RS: The film has only been out on the educational market thus far – colleges and universities – so the exposure has been limited. In my experience, though, audiences are largely gobsmacked. Many knew of the existence of these offices, but they had not understood the depth of influence. Even colleagues who study in this area were surprised. I sent a screener to one who told me that his wife had to come check on him because he was repeatedly yelling some version of “WTF!” at the screen.
We got a large donation to “get it on Netflix” recently, so we’re preparing it for commercial release. That’s when I think we’ll see the reaction from industry folks, these media liaison offices, and politicians. The weekend that Top Gun: Maverick came out, I wrote an op-ed to the LA Times, which led a bunch of media appearances and interest. I thought that the entertainment office might respond publicly, but so far, they have not. Industry folks have been quiet up to this point as well aside from the occasional Oliver Stone. They typically do not want to bite the hand that feeds. Perhaps we’ll see other industry defectors as the story gets out, though. I’d love to see the issue come to a head where politicians have to acknowledge the issue and weigh in.
RN: I understand that the Pentagon has focused on shaping how the post-WWII history of US empire is told and perceived in movies. Can you point to specific examples of changes to earlier historical periods where they also decided to intervene?
RS: The post-WWII period is the most dramatic, particularly after Vietnam. Public trust in the military and foreign policy leaders took a nosedive, so you get a lot more films rejected, more radical script changes, etc. Rescuing the military from the memory of Vietnam became a primary objective.
But there were PR objectives going all the way back to the invention of cinema. We know that the Army supported The Birth of a Nation (1915), for example, which was a landmark film but profoundly racist. It was originally called The Clansman and was a huge factor in the rise of the Ku Klux Klan. We don’t have detailed documentation on the script review, but we can at least say that the military endorsed the film and was essential in its success. WWI was breaking out in Europe, which had been involved in a huge arms build-up, so painting heroic, epic battle scenes from the Civil War helped to lionize the military and stoke nationalistic fervor in the US.
During America’s involvement in WWI, we had the Creel Commission, which was an official propaganda ministry that worked with film, but most people don’t know that these efforts continued into peacetime. In the 1920s, for example, there was a huge push to get the American public to invest in air power. The first academy award went to Wings (1927), which was heavily supported as a kind of advertisement for air power.
RN: Is this a model for state interference that other countries have tried to emulate? How does it compare with other models of vetting or state censorship?
RS: Yes, other developed, democratic nations have taken a lesson from the US model: the UK and Israel have systems that go back at least into the 80s. Germany has more recently engaged in a number of military-themed reality TV shows as they build up the Bundeswehr. We have documented similar reality shows in the post-2000 era in about a dozen countries. The US is still the dominant player, though. A lot of countries serve as foreign sites of production for officially approved projects. Black Hawk Down (2001) and The Hurt Locker (2008) were filmed in Jordan, for example, a US ally and outpost. Mexico and Colombia are other examples.
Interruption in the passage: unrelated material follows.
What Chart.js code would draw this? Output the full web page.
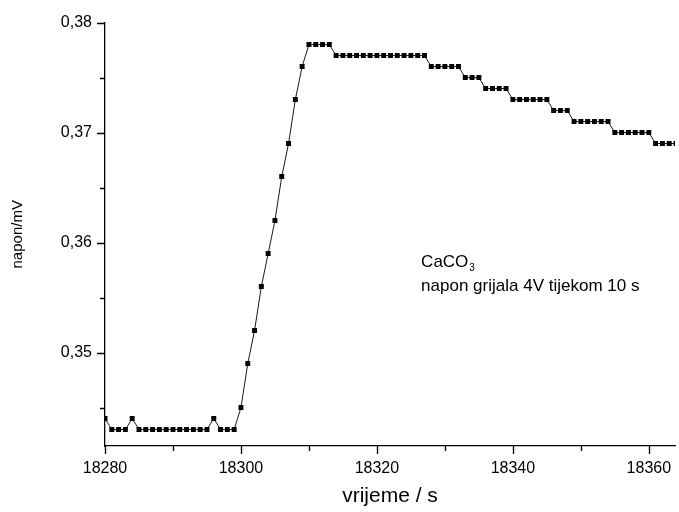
<!DOCTYPE html>
<html>
<head>
<meta charset="utf-8">
<script src="https://cdn.jsdelivr.net/npm/chart.js@4"></script>
<style>
  html, body { margin: 0; padding: 0; background: #fff; }
  #wrap { width: 679px; height: 512px; }
</style>
</head>
<body>
<div id="wrap"><canvas id="chart"></canvas></div>
<script>
// Time (s) of each sample
const times = [
  18280, 18281, 18282, 18283, 18284, 18285, 18286, 18287, 18288, 18289,
  18290, 18291, 18292, 18293, 18294, 18295, 18296, 18297, 18298, 18299,
  18300, 18301, 18302, 18303, 18304, 18305, 18306, 18307, 18308, 18309,
  18310, 18311, 18312, 18313, 18314, 18315, 18316, 18317, 18318, 18319,
  18320, 18321, 18322, 18323, 18324, 18325, 18326, 18327, 18328, 18329,
  18330, 18331, 18332, 18333, 18334, 18335, 18336, 18337, 18338, 18339,
  18340, 18341, 18342, 18343, 18344, 18345, 18346, 18347, 18348, 18349,
  18350, 18351, 18352, 18353, 18354, 18355, 18356, 18357, 18358, 18359,
  18360, 18361, 18362, 18363, 18364
];

// Measured voltage (mV) at each time
const napon = [
  0.344, 0.343, 0.343, 0.343, 0.344, 0.343, 0.343, 0.343, 0.343, 0.343,
  0.343, 0.343, 0.343, 0.343, 0.343, 0.343, 0.344, 0.343, 0.343, 0.343,
  0.345, 0.349, 0.352, 0.356, 0.359, 0.362, 0.366, 0.369, 0.373, 0.376,
  0.378, 0.378, 0.378, 0.378, 0.377, 0.377, 0.377, 0.377, 0.377, 0.377,
  0.377, 0.377, 0.377, 0.377, 0.377, 0.377, 0.377, 0.377, 0.376, 0.376,
  0.376, 0.376, 0.376, 0.375, 0.375, 0.375, 0.374, 0.374, 0.374, 0.374,
  0.373, 0.373, 0.373, 0.373, 0.373, 0.373, 0.372, 0.372, 0.372, 0.371,
  0.371, 0.371, 0.371, 0.371, 0.371, 0.370, 0.370, 0.370, 0.370, 0.370,
  0.370, 0.369, 0.369, 0.369, 0.369
];

// Tick positions (major ones get labels)
const xTicks = [18280, 18290, 18300, 18310, 18320, 18330, 18340, 18350, 18360];
const xLabelTicks = [18280, 18300, 18320, 18340, 18360];
const yTicks = [0.345, 0.35, 0.355, 0.36, 0.365, 0.37, 0.375, 0.38];
const yLabelTicks = [0.35, 0.36, 0.37, 0.38];

const noteTitle = 'CaCO';
const noteSub = '3';
const noteLine = 'napon grijala 4V tijekom 10 s';

const FONT = "'Liberation Sans', Arial, sans-serif";

const points = times.map((t, i) => ({ x: t, y: napon[i] }));

function isMajor(list, v) {
  return list.some(m => Math.abs(m - v) < 1e-9);
}

// Draws the outward tick marks and the text note
const extrasPlugin = {
  id: 'extras',
  afterDraw(chart) {
    const ctx = chart.ctx;
    const xs = chart.scales.x;
    const ys = chart.scales.y;
    const area = chart.chartArea;
    ctx.save();
    ctx.strokeStyle = '#000';
    ctx.lineWidth = 1.3;
    ctx.beginPath();
    xTicks.forEach(v => {
      const px = Math.round(xs.getPixelForValue(v)) + 0.5;
      const len = isMajor(xLabelTicks, v) ? 8 : 5;
      ctx.moveTo(px, area.bottom);
      ctx.lineTo(px, area.bottom + len);
    });
    yTicks.forEach(v => {
      const py = Math.round(ys.getPixelForValue(v)) + 0.5;
      const len = isMajor(yLabelTicks, v) ? 8 : 5;
      ctx.moveTo(area.left, py);
      ctx.lineTo(area.left - len, py);
    });
    ctx.stroke();

    // note text
    ctx.fillStyle = '#000';
    ctx.textBaseline = 'alphabetic';
    ctx.textAlign = 'left';
    const nx = xs.getPixelForValue(18326.5);
    const ny1 = ys.getPixelForValue(0.35782);
    const ny2 = ys.getPixelForValue(0.35556);
    ctx.font = '17px ' + FONT;
    ctx.fillText(noteTitle, nx, ny1);
    const w = ctx.measureText(noteTitle).width;
    ctx.font = '10px ' + FONT;
    ctx.fillText(noteSub, nx + w + 1, ny1 + 4);
    ctx.font = '17px ' + FONT;
    ctx.fillText(noteLine, nx, ny2);
    ctx.restore();
  }
};

new Chart(document.getElementById('chart'), {
  type: 'line',
  data: {
    datasets: [{
      data: points,
      borderColor: '#1a1a1a',
      borderWidth: 1,
      pointStyle: 'rect',
      pointRadius: 3.5,
      pointBackgroundColor: '#000',
      pointBorderWidth: 0,
      tension: 0,
      clip: { left: 0, right: 0, top: 6, bottom: 6 }
    }]
  },
  options: {
    responsive: true,
    maintainAspectRatio: false,
    animation: false,
    events: [],
    layout: { padding: { top: 21, right: 0, bottom: 0, left: 0 } },
    plugins: {
      legend: { display: false },
      tooltip: { enabled: false }
    },
    scales: {
      x: {
        type: 'linear',
        min: 18280,
        max: 18363.85,
        afterBuildTicks: s => { s.ticks = xTicks.map(v => ({ value: v })); },
        afterFit: s => { s.height = 66; s.paddingLeft = 0; s.paddingRight = 0; },
        grid: { display: false, drawTicks: false },
        border: { display: true, color: '#000', width: 1.3 },
        ticks: {
          autoSkip: false,
          maxRotation: 0,
          padding: 13,
          color: '#000',
          font: { family: FONT, size: 16 },
          callback: v => isMajor(xLabelTicks, v) ? String(v) : ''
        },
        title: {
          display: true,
          text: 'vrijeme / s',
          color: '#000',
          font: { family: FONT, size: 21 },
          padding: { top: 0, bottom: 3 }
        }
      },
      y: {
        type: 'linear',
        min: 0.3415,
        max: 0.38,
        afterBuildTicks: s => { s.ticks = yTicks.map(v => ({ value: v })); },
        afterFit: s => { s.width = 105; },
        grid: { display: false, drawTicks: false },
        border: { display: true, color: '#000', width: 1.3 },
        ticks: {
          autoSkip: false,
          padding: 13,
          color: '#000',
          font: { family: FONT, size: 16 },
          callback: v => isMajor(yLabelTicks, v) ? v.toFixed(2).replace('.', ',') : ''
        },
        title: {
          display: true,
          text: 'napon/mV',
          color: '#000',
          font: { family: FONT, size: 15 },
          padding: { top: 9, bottom: 0 }
        }
      }
    }
  },
  plugins: [extrasPlugin]
});
</script>
</body>
</html>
If you want to talk more traditional propaganda systems, of course there’s China, which exerts a force on Hollywood as well. To access its market, producers sometimes need to abide by Chinese government rules. There was a controversy around Top Gun: Maverick that involved a Taiwanese flag sticker on Maverick’s flight jacket. The Chinese asked that it be removed, and the filmmakers did it, which caused controversy here in the US. It’s good to keep our eye on this kind of influence, but it’s entirely predictable and relatively limited. I think the more pressing question for those of us in the US is why we allow the military to conduct propaganda operations against our own population. And for those of us elsewhere in the world, the question is what geopolitical effect it has when the largest military in the world is able to wield the largest entertainment system in the world for PR purposes.
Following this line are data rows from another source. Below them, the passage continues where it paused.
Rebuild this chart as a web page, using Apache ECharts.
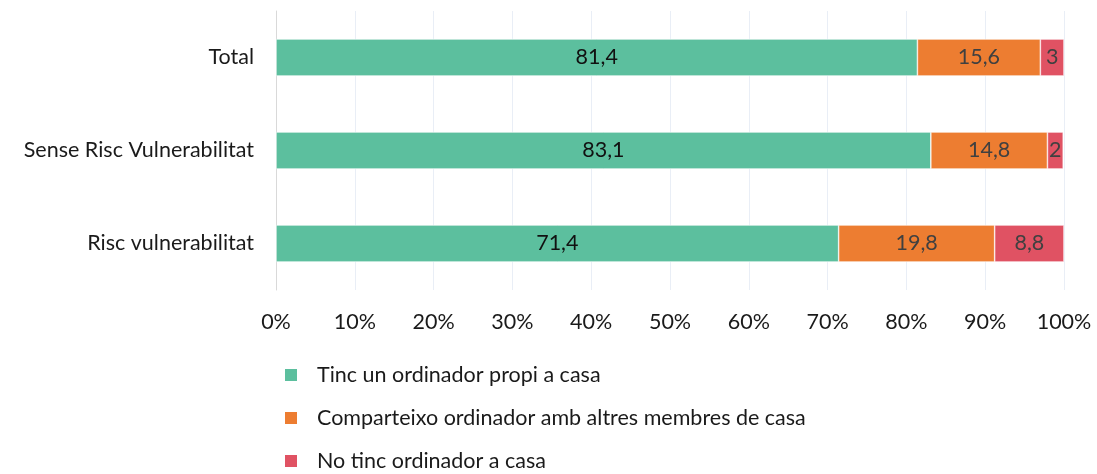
<!DOCTYPE html>
<html>
<head>
<meta charset="utf-8">
<script src="https://cdn.jsdelivr.net/npm/echarts@6/dist/echarts.min.js"></script>
<style>
  html, body { margin: 0; padding: 0; background: #fff; }
  #chart { width: 1097px; height: 474px; }
</style>
</head>
<body>
<div id="chart"></div>
<script>
const categories = ['Total', 'Sense Risc Vulnerabilitat', 'Risc vulnerabilitat'];
const seriesNames = [
  'Tinc un ordinador propi a casa',
  'Comparteixo ordinador amb altres membres de casa',
  'No tinc ordinador a casa',
];
const ownPc = [81.4, 83.1, 71.4];
const sharedPc = [15.6, 14.8, 19.8];
const noPc = [3, 2, 8.8];
const colors = ['#5cbf9e', '#ed7d31', '#e05263'];
const labelColors = ['#111', '#404040', '#404040'];

const font = 'Lato, sans-serif';
const fontSize = 21.5;
const chart = echarts.init(document.getElementById('chart'));

const makeSeries = (name, data, i) => ({
  name,
  type: 'bar',
  stack: 'total',
  data,
  barWidth: 37,
  itemStyle: { color: colors[i], borderColor: '#fff', borderWidth: 0.6 },
  label: {
    show: true,
    position: 'inside',
    color: labelColors[i],
    fontFamily: font,
    fontSize,
    formatter: (p) => String(p.value).replace('.', ','),
  },
});

chart.setOption({
  animation: false,
  color: colors,
  grid: { left: 276, right: 33, top: 11, bottom: 184 },
  legend: {
    orient: 'vertical',
    left: 278,
    top: 358,
    height: 200,
    itemWidth: 14,
    itemHeight: 14,
    itemGap: 19,
    icon: 'rect',
    textStyle: { fontFamily: font, fontSize, lineHeight: 24, color: '#1a1a1a', padding: [0, 0, 0, 14] },
    data: seriesNames,
  },
  xAxis: {
    type: 'value',
    min: 0,
    max: 100,
    interval: 10,
    axisLine: { show: false },
    axisTick: { show: false },
    splitLine: { lineStyle: { color: '#e9eef6', width: 1 } },
    axisLabel: {
      formatter: '{value}%',
      fontFamily: font,
      fontSize,
      color: '#1a1a1a',
      margin: 21,
    },
  },
  yAxis: {
    type: 'category',
    inverse: true,
    data: categories,
    axisLine: { show: true, lineStyle: { color: '#d9d9d9' } },
    axisTick: { show: false },
    axisLabel: { fontFamily: font, fontSize, color: '#1a1a1a', margin: 22 },
  },
  series: [
    makeSeries(seriesNames[0], ownPc, 0),
    makeSeries(seriesNames[1], sharedPc, 1),
    makeSeries(seriesNames[2], noPc, 2),
  ],
});
</script>
</body>
</html>
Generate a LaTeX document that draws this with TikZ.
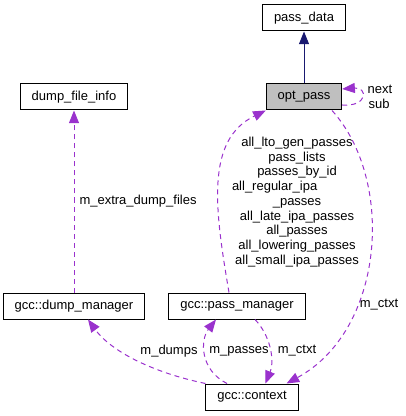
\documentclass[tikz,border=0pt]{standalone}
\usepackage{fontspec}
\setmainfont{Liberation Sans}
\usepackage{tikz}
\usetikzlibrary{arrows.meta}
\definecolor{edgepurple}{HTML}{9A32CD}
\definecolor{edgenavy}{HTML}{191970}
\definecolor{rootgray}{HTML}{BFBFBF}
\tikzstyle{klass}=[draw=black,line width=0.75pt,fill=white,inner xsep=8.5pt,minimum height=19.5pt]
\tikzstyle{lbl}=[text=black,inner sep=0pt,align=center]

\begin{document}
\begin{tikzpicture}[x=0.75pt,y=-0.75pt,font=\fontsize{9.75}{11.06}\selectfont]
      \tikzset{usage/.style = {color=edgepurple,line width=0.75pt,dash pattern=on 3.75pt off 3pt,-{Triangle[length=9.5pt,width=7.5pt]}},
               inherit/.style = {color=edgenavy,line width=0.75pt,-{Triangle[length=9.5pt,width=7.5pt]}}}
      \useasboundingbox (0,0) rectangle (405,416);
      \node[klass] (pd) at (304,18) {pass\_data};
      \node[klass,fill=rootgray] (opt) at (304,97) {opt\_pass};
      \node[klass] (dfi) at (74,97) {dump\_file\_info};
      \node[klass] (dm) at (74,306) {gcc::dump\_manager};
      \node[klass] (pm) at (237,306) {gcc::pass\_manager};
      \node[klass] (ctx) at (252,397) {gcc::context};
      \draw[inherit] (opt) to (pd);
      \draw[usage] ([yshift=-6pt]opt.east) .. controls (368,107) and (368,87) .. ([yshift=6pt]opt.east);
      \node[lbl] (next) at (380,89) {next};
      \node[lbl] (sub) at (379,104) {sub};
      \draw[usage] ([xshift=-6pt]pm.north) .. controls (215,210) and (205,140) .. (opt.south west);
      \node[lbl] (passes) at (297,202) {all\_lto\_gen\_passes\\pass\_lists\\passes\_by\_id\\\makebox[97.5pt][l]{all\_regular\_ipa}\\\_passes\\all\_late\_ipa\_passes\\all\_passes\\all\_lowering\_passes\\all\_small\_ipa\_passes};
      \draw[usage] ([xshift=21pt]opt.south) .. controls (395,180) and (385,330) .. ([xshift=-9pt]ctx.north east);
      \node[lbl] (ctxa) at (379,305) {m\_ctxt};
      \draw[usage] (dm) to node[lbl,right=3.75pt] {m\_extra\_dump\_files} (dfi);
      \draw[usage] (ctx.north west) .. controls (150,372) and (110,350) .. ([xshift=10.5pt]dm.south);
      \node[lbl] (dumps) at (169,351) {m\_dumps};
      \draw[usage] ([xshift=-18.75pt]ctx.north) .. controls (200,370) and (200,340) .. ([xshift=-15.75pt]pm.south);
      \node[lbl] (mpass) at (239,351) {m\_passes};
      \draw[usage] ([xshift=13.5pt]pm.south) .. controls (270,335) and (275,360) .. ([xshift=10pt]ctx.north);
      \node[lbl] (ctxb) at (297,351) {m\_ctxt};
\end{tikzpicture}
\end{document}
RN: Can you speak to how decades of Russophobia marched through film after film in Hollywood and what effect it might have had in shaping the US and global perceptions of the ongoing war in Ukraine?
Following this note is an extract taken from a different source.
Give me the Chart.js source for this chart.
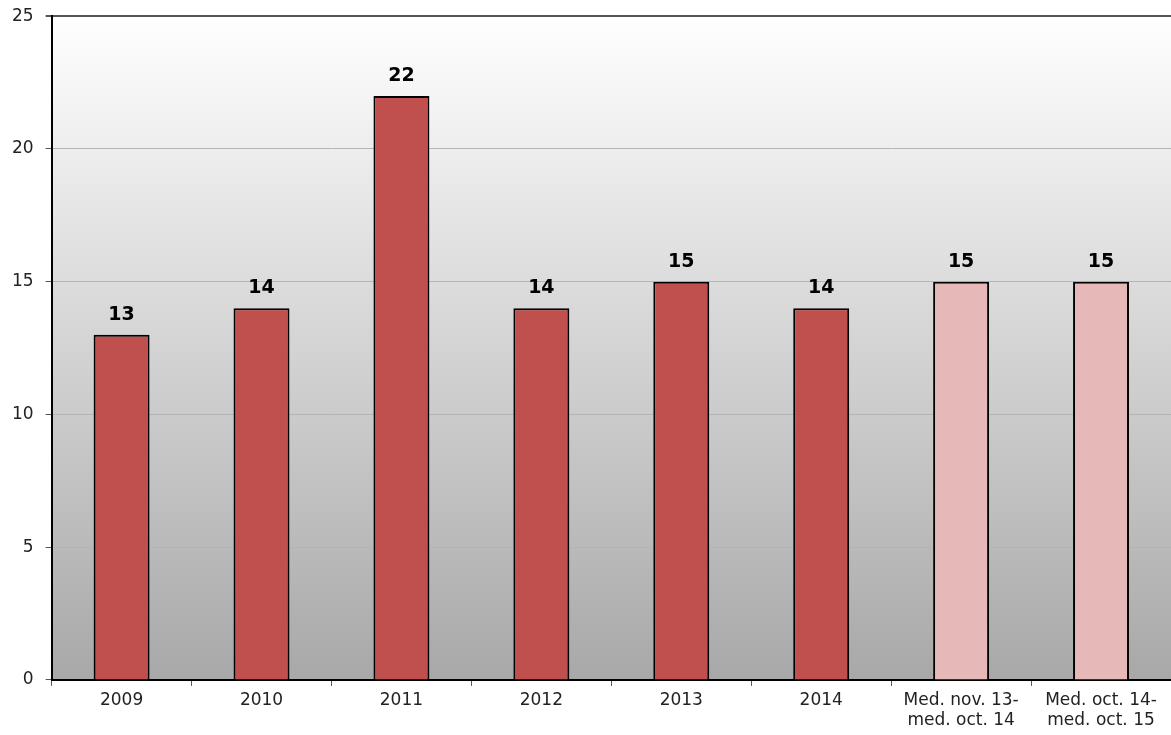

RS: The main problem with the dominant narrative now is that there is no room to consider how the expansion of NATO, which in recent years has erected U.S. missile sites in Poland and Romania, has played a role in Russia’s lashing out. What could have been contained through negotiated military drawdown has been turned into a protracted disaster for Ukraine. The relentless demonization of Russia by Hollywood and the Entertainment Media Office has fed into this. One can point to countless examples. Of course, you have the holdover demonization from the Cold War, but even after that the Russian bogeyman appeared consistently in officially supported productions. The Call of Duty games featured a lot of evil bit players, but the main puppet-masters were Russian. The first Iron Man (2008) movie had him fighting in Afghanistan, but remember the second one (2010) had an evil, whip-wielding, S&M Russian played by a lumpy Micky Rourke. You have others like The Courier (2020), Hunter Killer (2018), Charlie Wilson’s War (2007), The Fate of the Furious (2017), much of Jack Ryan (2018-22), and Bridge of Spies (2015) all either digging up Cold War tropes or just slotting the Russians in as the problem. Stuff like this has the effect of building up this reservoir of animosity. These attitudes directly affect whether we can have a real conversation about US foreign policy with regard to Russia. Right now, the situation is very good for arms manufacturers but extremely dangerous for everyone else, particularly considering the possibility for nuclear escalation.